The most common question was about gold. “Should I take my money out of the bank and buy gold?” Then there were the ones asking about “should I move my money to smaller local banks, or stay with the big one’s?” The list of questions is pretty long folks.
But to be honest with you and I try and be as much as I can, the questions sort of “bothered” me. If you’ve been reading what I write for any length of time, you should know the basic answers to these types of questions. Now I don’t want to sound snarky here at all, I’m just being serious. We’ve put out two articles a week for over 25 years. Every one of those type questions has been answered in the past.
Which means I either don’t get the message across properly, or some folks don’t “get” what I mean, and others simply don’t/didn’t believe that big trouble could come. But trouble will come. Remember the series I wrote about Dark Winter? I didn’t write that to show you that I know how to grow vegetables, or shoot guns. I did it because trouble is indeed in our future.
So let me see how much of this I can pack into a single article. We are in a debt based system. As completely bizarro as that sounds, our economy is based on the idea of ever rising debt levels.
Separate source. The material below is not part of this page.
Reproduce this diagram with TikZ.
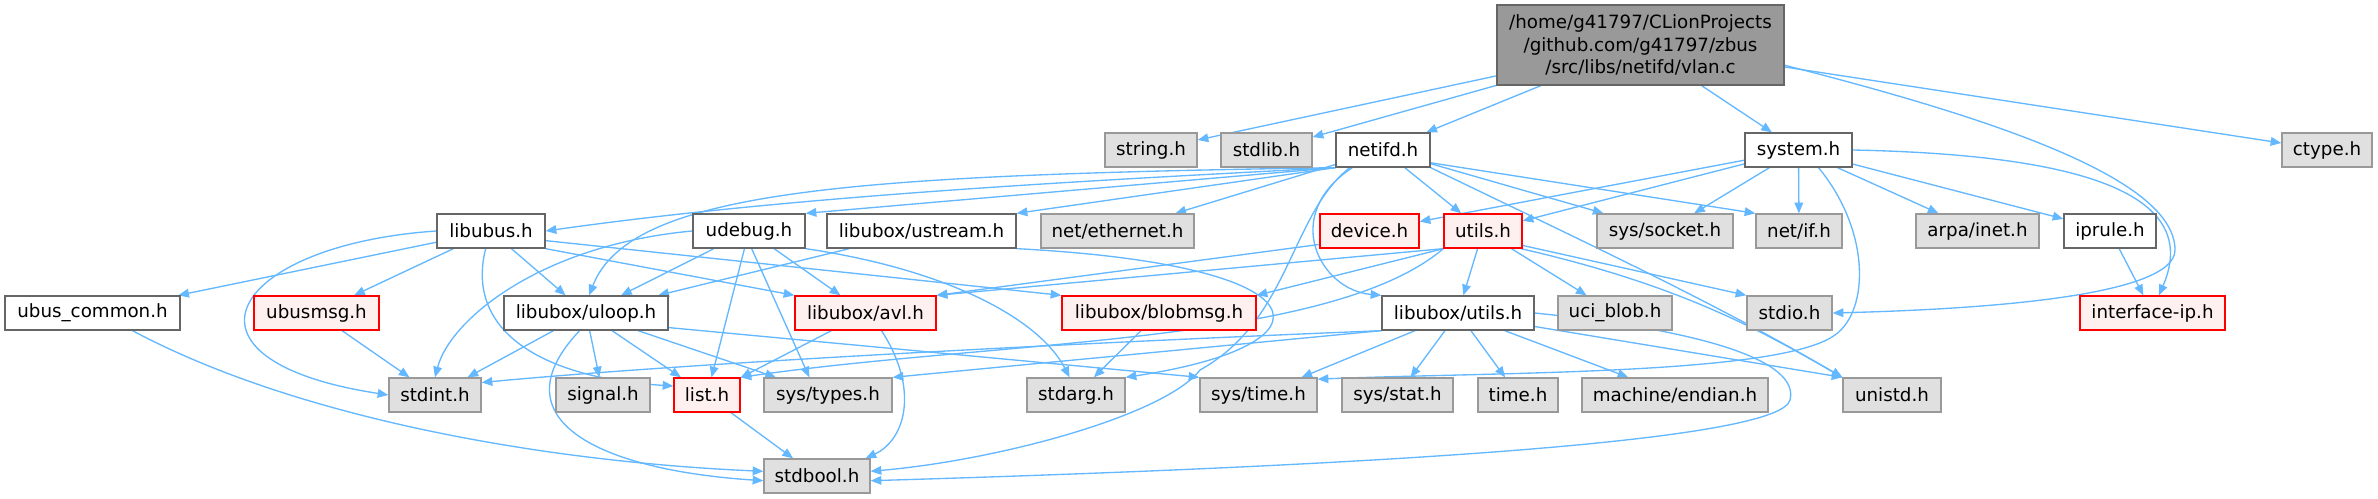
\documentclass[tikz,border=0pt]{standalone}
\usepackage{fontspec}
\setmainfont{DejaVu Sans}
\usetikzlibrary{arrows.meta,backgrounds}
\definecolor{edgec}{HTML}{63B8FF}
\definecolor{grayfill}{HTML}{E0E0E0}
\definecolor{graydraw}{HTML}{999999}
\definecolor{whitedraw}{HTML}{666666}
\definecolor{redfill}{HTML}{FFF0F0}
\definecolor{reddraw}{HTML}{FF0000}
\definecolor{mainfill}{HTML}{999999}
\begin{document}
\begin{tikzpicture}[x=0.75pt,y=-0.75pt,
 box/.style={draw, rectangle, inner sep=0pt, minimum height=25.5pt, line width=1pt, font=\fontsize{13.7}{17}\selectfont, align=center},
 wd/.style={minimum width=#1*0.75pt},
 sysh/.style={box, fill=grayfill, draw=graydraw},
 loc/.style={box, fill=white, draw=whitedraw},
 trunc/.style={box, fill=redfill, draw=reddraw},
 inc/.style={draw=edgec, line width=1pt, -{Triangle[length=8pt,width=6.5pt]}},
]
% nodes
\node[box, fill=mainfill, draw=whitedraw, wd=287, minimum height=60pt] (main) at (1640.5,45) {/home/g41797/CLionProjects\\/github.com/g41797/zbus\hspace*{19pt}\\/src/libs/netifd/vlan.c};
\node[sysh,wd=92] (string) at (1151,150) {string.h};
\node[sysh,wd=91] (stdlib) at (1266.5,150) {stdlib.h};
\node[loc,wd=94] (netifd) at (1383,150) {netifd.h};
\node[loc,wd=107] (system) at (1798.5,150) {system.h};
\node[sysh,wd=90] (ctype) at (2327,150) {ctype.h};
% row 2
\node[loc,wd=108] (libubus) at (491,231) {libubus.h};
\node[loc,wd=112] (udebug) at (749,231) {udebug.h};
\node[loc,wd=189] (ustream) at (921.5,231) {libubox/ustream.h};
\node[sysh,wd=153] (ethernet) at (1117.5,231) {net/ethernet.h};
\node[trunc,wd=99] (device) at (1369.5,231) {device.h};
\node[trunc,wd=78] (utils) at (1483,231) {utils.h};
\node[sysh,wd=136] (socket) at (1665,231) {sys/socket.h};
\node[sysh,wd=86] (netif) at (1799,231) {net/if.h};
\node[sysh,wd=123] (arpa) at (1977.5,231) {arpa/inet.h};
\node[loc,wd=92] (iprule) at (2110,231) {iprule.h};
% row 3
\node[loc,wd=175] (ubuscommon) at (92.5,313) {ubus\_common.h};
\node[trunc,wd=125] (ubusmsg) at (316.5,313) {ubusmsg.h};
\node[loc,wd=164] (uloop) at (586,313) {libubox/uloop.h};
\node[trunc,wd=141] (avl) at (865.5,313) {libubox/avl.h};
\node[trunc,wd=194] (blobmsg) at (1159,313) {libubox/blobmsg.h};
\node[loc,wd=152] (lutils) at (1458,313) {libubox/utils.h};
\node[sysh,wd=114] (uciblob) at (1615,313) {uci\_blob.h};
\node[sysh,wd=85] (stdio) at (1789.5,313) {stdio.h};
\node[trunc,wd=145] (ifip) at (2152.5,313) {interface-ip.h};
% row 4
\node[sysh,wd=92] (stdint) at (435,395) {stdint.h};
\node[sysh,wd=94] (signal) at (603,395) {signal.h};
\node[trunc,wd=66] (list) at (707,395) {list.h};
\node[sysh,wd=128] (systypes) at (828,395) {sys/types.h};
\node[sysh,wd=98] (stdarg) at (1076,395) {stdarg.h};
\node[sysh,wd=117] (systime) at (1258.5,395) {sys/time.h};
\node[sysh,wd=111] (sysstat) at (1397.5,395) {sys/stat.h};
\node[sysh,wd=80] (timeh) at (1518,395) {time.h};
\node[sysh,wd=186] (endian) at (1675,395) {machine/endian.h};
\node[sysh,wd=98] (unistd) at (1892,395) {unistd.h};
% row 5
\node[sysh,wd=106] (stdbool) at (817,476) {stdbool.h};

\begin{scope}[on background layer]
\path[use as bounding box, fill=white] (0,0) rectangle (2378,499);
% main
\draw[inc] (main) -- (string);
\draw[inc] (main) -- (stdlib);
\draw[inc] (main) -- (netifd);
\draw[inc] (main) -- (system);
\draw[inc] (main) -- (ctype);
\draw[inc] (main.-8) .. controls (2000,120) and (2175,180) .. (2175,250) .. controls (2175,300) and (1950,310) .. (stdio.east);
% netifd
\draw[inc] (netifd.south west) .. controls (1100,180) and (800,195) .. (libubus.east);
\draw[inc] (netifd.south west) -- (udebug.north east);
\draw[inc] (netifd.south west) .. controls (850,175) and (630,190) .. (uloop.80);
\draw[inc] (netifd.south west) -- (ustream.north east);
\draw[inc] (netifd) -- (ethernet);
\draw[inc] (netifd) -- (utils);
\draw[inc] ([xshift=-23pt]netifd.south) .. controls (1280,215) and (1320,290) .. (lutils.north west);
\draw[inc] ([xshift=-25pt]netifd.south) .. controls (1290,215) and (1290,320) .. (1200,370) .. controls (1165,415) and (1000,460) .. (stdbool.5);
\draw[inc] (netifd) -- (socket);
\draw[inc] (netifd.-15) -- (netif.north west);
\draw[inc] (netifd.south east) .. controls (1580,240) and (1710,300) .. (unistd.north west);
% system
\draw[inc] (system) -- (device);
\draw[inc] (system) -- (utils);
\draw[inc] (system) -- (socket);
\draw[inc] (system) -- (netif);
\draw[inc] (system) -- (arpa);
\draw[inc] (system) -- (iprule);
\draw[inc] (system.east) .. controls (2100,155) and (2200,200) .. (ifip.70);
\draw[inc] ([xshift=15pt]system.south) .. controls (1870,230) and (1870,310) .. (1835,335) .. controls (1780,375) and (1500,372) .. (systime.15);
\draw[inc] (iprule) -- (ifip);
% libubus
\draw[inc] (libubus) -- (ubuscommon);
\draw[inc] (libubus.west) .. controls (230,245) and (160,360) .. (stdint.west);
\draw[inc] (libubus) -- (ubusmsg);
\draw[inc] (libubus) -- (uloop);
\draw[inc] ([xshift=-4pt]libubus.south) .. controls (465,330) and (540,378) .. (list.165);
\draw[inc] (libubus.south east) -- (avl.north west);
\draw[inc] (libubus.-10) -- (blobmsg.north west);
% ubus_common, ubusmsg
\draw[inc] ([xshift=30pt]ubuscommon.south) .. controls (300,420) and (550,462) .. (stdbool.175);
\draw[inc] (ubusmsg) -- (stdint);
% uloop
\draw[inc] (uloop) -- (stdint);
\draw[inc] (uloop) -- (signal);
\draw[inc] (uloop) -- (list);
\draw[inc] (uloop) -- (systypes);
\draw[inc] (uloop.-110) .. controls (495,420) and (600,470) .. (stdbool.185);
\draw[inc] (uloop.-10) -- (systime.north west);
\draw[inc] (list) -- (stdbool);
% udebug
\draw[inc] (udebug.west) .. controls (540,245) and (450,320) .. (stdint.north);
\draw[inc] (udebug) -- (uloop);
\draw[inc] (udebug) -- (list);
\draw[inc] ([xshift=2pt]udebug.south) -- ([xshift=-14pt]systypes.north);
\draw[inc] (udebug) -- (avl);
\draw[inc] (udebug.south east) .. controls (950,270) and (1040,320) .. (stdarg.110);
% ustream
\draw[inc] (ustream) -- (uloop);
\draw[inc] (ustream.south east) .. controls (1330,265) and (1340,345) .. (stdarg.north east);
% device, avl, blobmsg
\draw[inc] (device.195) -- (avl.north east);
\draw[inc] (avl) -- (list);
\draw[inc] ([xshift=12pt]avl.south) .. controls (920,390) and (905,440) .. (stdbool.20);
\draw[inc] (blobmsg) -- (stdarg);
% utils
\draw[inc] (utils) -- (lutils);
\draw[inc] (utils) -- (uciblob);
\draw[inc] (utils.-20) -- (stdio.north west);
\draw[inc] (utils.-25) .. controls (1680,285) and (1760,330) .. (unistd.north west);
\draw[inc] (utils.south west) -- (avl.north east);
\draw[inc] (utils.south west) -- (blobmsg.north east);
\draw[inc] (utils.south west) .. controls (1330,345) and (1000,340) .. (list.north east);
% libubox/utils
\draw[inc] (lutils.south west) .. controls (1100,342) and (700,362) .. (stdint.15);
\draw[inc] (lutils.south west) -- (systypes.north east);
\draw[inc] (lutils) -- (systime);
\draw[inc] (lutils) -- (sysstat);
\draw[inc] (lutils) -- (timeh);
\draw[inc] (lutils) -- (endian);
\draw[inc] (lutils.-10) -- (unistd.north west);
\draw[inc] (lutils.east) .. controls (1700,330) and (1800,360) .. (1790,400) .. controls (1780,440) and (1400,465) .. (stdbool.-5);
\end{scope}
\end{tikzpicture}
\end{document}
Let me ask you a question, how many times since say 1970 have you heard people in Congress say that they have to get spending under control and our National debt reduced? A hundred? Five hundred? And how has that worked out?
Here's the little secret that they don’t want you to know. They NEVER plan on paying back the debt. The system was designed to be milked for all they can get out of it. Very bright people many decades ago knew exactly how to create a stable vibrant economy, one backed by “something.” But they shelved that idea for a fiat, unbacked, unlimited debt deal. Why? Because if you can print so called money out of thin air, why not print the hell out of it, use it to build roads, and bridges, and military toys, and rockets and “stuff” you want? Then when the debts are at the most unimaginable levels, when it’s impossible to keep playing the whack-a-mole game, you simply default on it all, and then “restart” with a stable currency backed by something. Gold comes to mind.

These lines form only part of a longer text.